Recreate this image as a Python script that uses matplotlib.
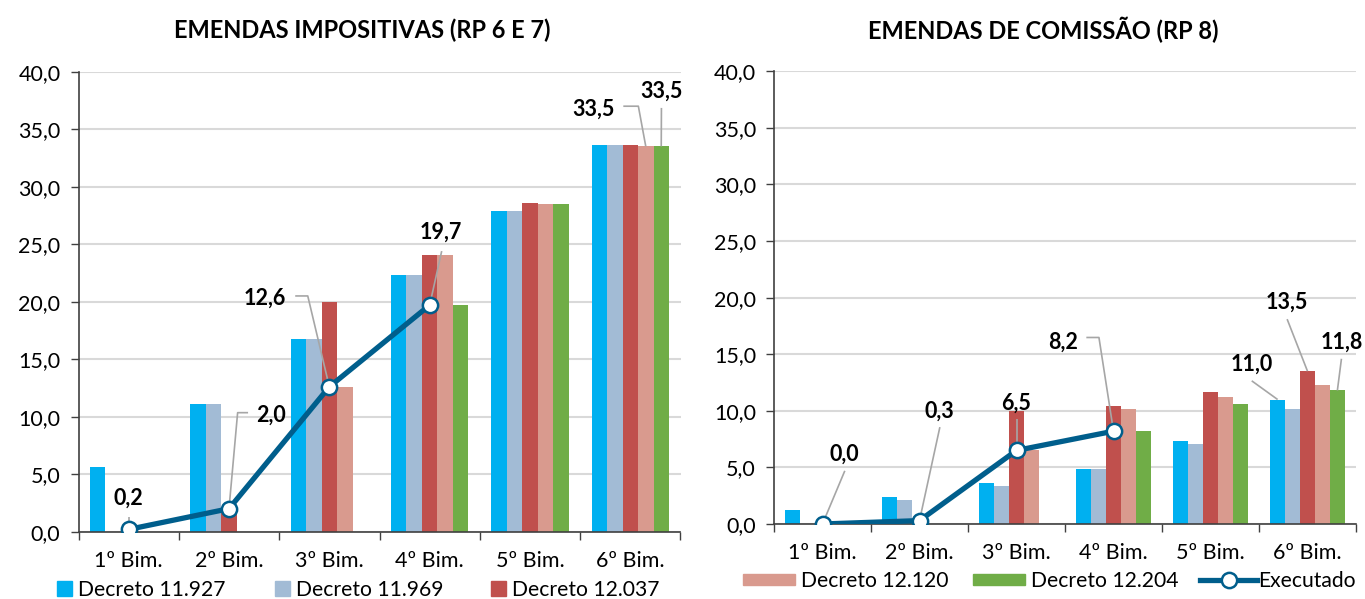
import matplotlib
matplotlib.use("Agg")
import matplotlib.pyplot as plt
from matplotlib.patches import Patch
from matplotlib.lines import Line2D
import numpy as np

plt.rcParams['font.family'] = ['Lato', 'DejaVu Sans']

cats = ['1º Bim.', '2º Bim.', '3º Bim.', '4º Bim.', '5º Bim.', '6º Bim.']
names = ['Decreto 11.927', 'Decreto 11.969', 'Decreto 12.037', 'Decreto 12.120', 'Decreto 12.204']
colors = ['#00B0F0', '#A2BBD5', '#C0504D', '#D99A8E', '#70AD47']
line_color = '#005E8C'

# Emendas impositivas (RP 6 e 7)
imp_11927 = [5.6, 11.1, 16.8, 22.3, 27.9, 33.6]
imp_11969 = [0.0, 11.1, 16.8, 22.3, 27.9, 33.6]
imp_12037 = [0.0, 2.0, 20.0, 24.1, 28.6, 33.6]
imp_12120 = [0.0, 0.0, 12.6, 24.1, 28.5, 33.5]
imp_12204 = [0.0, 0.0, 0.0, 19.7, 28.5, 33.5]
imp_exec = [0.2, 2.0, 12.6, 19.7]

# Emendas de comissão (RP 8)
com_11927 = [1.2, 2.4, 3.6, 4.9, 7.3, 11.0]
com_11969 = [0.0, 2.1, 3.4, 4.9, 7.1, 10.2]
com_12037 = [0.0, 0.3, 10.0, 10.4, 11.7, 13.5]
com_12120 = [0.0, 0.0, 6.5, 10.2, 11.2, 12.3]
com_12204 = [0.0, 0.0, 0.0, 8.2, 10.6, 11.8]
com_exec = [0.0, 0.3, 6.5, 8.2]

W = 0.154
offs = [-2, -1, 0, 1, 2]


def fmt(v):
    return f"{v:.1f}".replace('.', ',')


def draw_panel(ax, series, execd):
    x = np.arange(len(cats))
    for s, c, o in zip(series, colors, offs):
        ax.bar(x + o * W, s, W, color=c, zorder=2)
    ax.plot(x[:len(execd)], execd, color=line_color, lw=3.8, marker='o',
            ms=11, mfc='white', mec=line_color, mew=1.8, zorder=4)
    ax.set_xlim(-0.5, 5.5)
    ax.set_ylim(0, 40)
    ax.set_yticks(np.arange(0, 41, 5))
    ax.set_yticklabels([fmt(v) for v in np.arange(0, 41, 5)])
    ax.set_xticks(x)
    ax.set_xticklabels(cats)
    ax.set_xticks(np.arange(-0.5, 6, 1), minor=True)
    ax.tick_params(axis='x', which='major', length=0, pad=14, labelsize=15.5)
    ax.tick_params(axis='x', which='minor', length=6, width=1, color='#404040')
    ax.tick_params(axis='y', length=6, width=1, color='#404040', labelsize=15.5, pad=7)
    ax.grid(axis='y', color='#D9D9D9', lw=1.5, zorder=0)
    ax.set_axisbelow(True)
    for sp in ['top', 'right']:
        ax.spines[sp].set_visible(False)
    for sp in ['left', 'bottom']:
        ax.spines[sp].set_color('#404040')
        ax.spines[sp].set_linewidth(1.2)


def label(ax, value, txy, path):
    xs = [p[0] for p in path]
    ys = [p[1] for p in path]
    ax.plot(xs, ys, color='#A6A6A6', lw=1.2, zorder=3, solid_capstyle='butt')
    ax.text(txy[0], txy[1], fmt(value), ha='center', va='center',
            fontsize=15.5, fontweight='bold', zorder=5)


fig = plt.figure(figsize=(13.65, 5.99), dpi=100)
axL = fig.add_axes([78.5 / 1365, 1 - 531.7 / 599, 602 / 1365, 460 / 599])
axR = fig.add_axes([774 / 1365, 1 - 524 / 599, 582 / 1365, 452.7 / 599])

draw_panel(axL, [imp_11927, imp_11969, imp_12037, imp_12120, imp_12204], imp_exec)
draw_panel(axR, [com_11927, com_11969, com_12037, com_12120, com_12204], com_exec)

fig.text(362 / 1365, 1 - 30 / 599, 'EMENDAS IMPOSITIVAS (RP 6 E 7)', ha='center', va='center',
         fontsize=17, fontweight='bold')
fig.text(1043 / 1365, 1 - 30 / 599, 'EMENDAS DE COMISSÃO (RP 8)', ha='center', va='center',
         fontsize=17, fontweight='bold')

# data labels, left
label(axL, imp_exec[0], (0.0, 2.9), [(0.0, 1.3), (0, imp_exec[0])])
label(axL, imp_exec[1], (1.42, 10.15), [(1.19, 10.35), (1.086, 10.35), (1, imp_exec[1])])
label(axL, imp_exec[2], (1.36, 20.3), [(1.66, 20.5), (1.785, 20.5), (2, imp_exec[2])])
label(axL, imp_exec[3], (3.11, 26.0), [(3.12, 24.4), (3, imp_exec[3])])
label(axL, imp_12120[5], (4.63, 36.7), [(4.93, 37.0), (5.08, 37.0), (5 + W, imp_12120[5])])
label(axL, imp_12204[5], (5.31, 38.3), [(5.31, 36.85), (5 + 2 * W, imp_12204[5])])

# data labels, right
label(axR, com_exec[0], (0.23, 6.2), [(0.23, 4.7), (0, com_exec[0])])
label(axR, com_exec[1], (1.21, 10.0), [(1.21, 8.56), (1, com_exec[1])])
label(axR, com_exec[2], (2.0, 10.7), [(2.0, 9.24), (2, com_exec[2])])
label(axR, com_exec[3], (2.48, 16.1), [(2.72, 16.48), (2.85, 16.48), (3, com_exec[3])])
label(axR, com_11927[5], (4.43, 14.1), [(4.425, 12.65), (5 - 2 * W, com_11927[5])])
label(axR, com_12037[5], (4.79, 19.6), [(4.79, 18.1), (5, com_12037[5])])
label(axR, com_12204[5], (5.35, 16.1), [(5.35, 14.6), (5 + 2 * W, com_12204[5])])

# legends: one entry each, placed like the original
exec_handle = Line2D([], [], color=line_color, lw=3.8, marker='o', ms=11,
                     mfc='white', mec=line_color, mew=1.8)
entries = [
    (Patch(color=colors[0]), names[0], 57, 590, 0.7, 0.7, 0.3),
    (Patch(color=colors[1]), names[1], 275, 590, 0.7, 0.7, 0.3),
    (Patch(color=colors[2]), names[2], 491, 590, 0.7, 0.7, 0.3),
    (Patch(color=colors[3]), names[3], 743, 581, 2.45, 0.48, 0.3),
    (Patch(color=colors[4]), names[4], 973, 581, 2.45, 0.48, 0.3),
    (exec_handle, 'Executado', 1200, 581, 2.7, 0.7, 0.05),
]
for h, t, px, py, hl, hh, tp in entries:
    fig.legend([h], [t], loc='center left', bbox_to_anchor=(px / 1365, 1 - py / 599),
               frameon=False, fontsize=15.2, handlelength=hl, handleheight=hh,
               handletextpad=tp, borderaxespad=0, borderpad=0)

fig.savefig('out.png', dpi=100)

PROBLEM STATEMENT = Return, unchanged, the lines from the first line of the material through the line that holds "imp_exec = [0.2, 2.0, 12.6, 19.7]", inclusive, omitting pictures.

TASK SOLUTION =
Recreate this image as a Python script that uses matplotlib.
import matplotlib
matplotlib.use("Agg")
import matplotlib.pyplot as plt
from matplotlib.patches import Patch
from matplotlib.lines import Line2D
import numpy as np

plt.rcParams['font.family'] = ['Lato', 'DejaVu Sans']

cats = ['1º Bim.', '2º Bim.', '3º Bim.', '4º Bim.', '5º Bim.', '6º Bim.']
names = ['Decreto 11.927', 'Decreto 11.969', 'Decreto 12.037', 'Decreto 12.120', 'Decreto 12.204']
colors = ['#00B0F0', '#A2BBD5', '#C0504D', '#D99A8E', '#70AD47']
line_color = '#005E8C'

# Emendas impositivas (RP 6 e 7)
imp_11927 = [5.6, 11.1, 16.8, 22.3, 27.9, 33.6]
imp_11969 = [0.0, 11.1, 16.8, 22.3, 27.9, 33.6]
imp_12037 = [0.0, 2.0, 20.0, 24.1, 28.6, 33.6]
imp_12120 = [0.0, 0.0, 12.6, 24.1, 28.5, 33.5]
imp_12204 = [0.0, 0.0, 0.0, 19.7, 28.5, 33.5]
imp_exec = [0.2, 2.0, 12.6, 19.7]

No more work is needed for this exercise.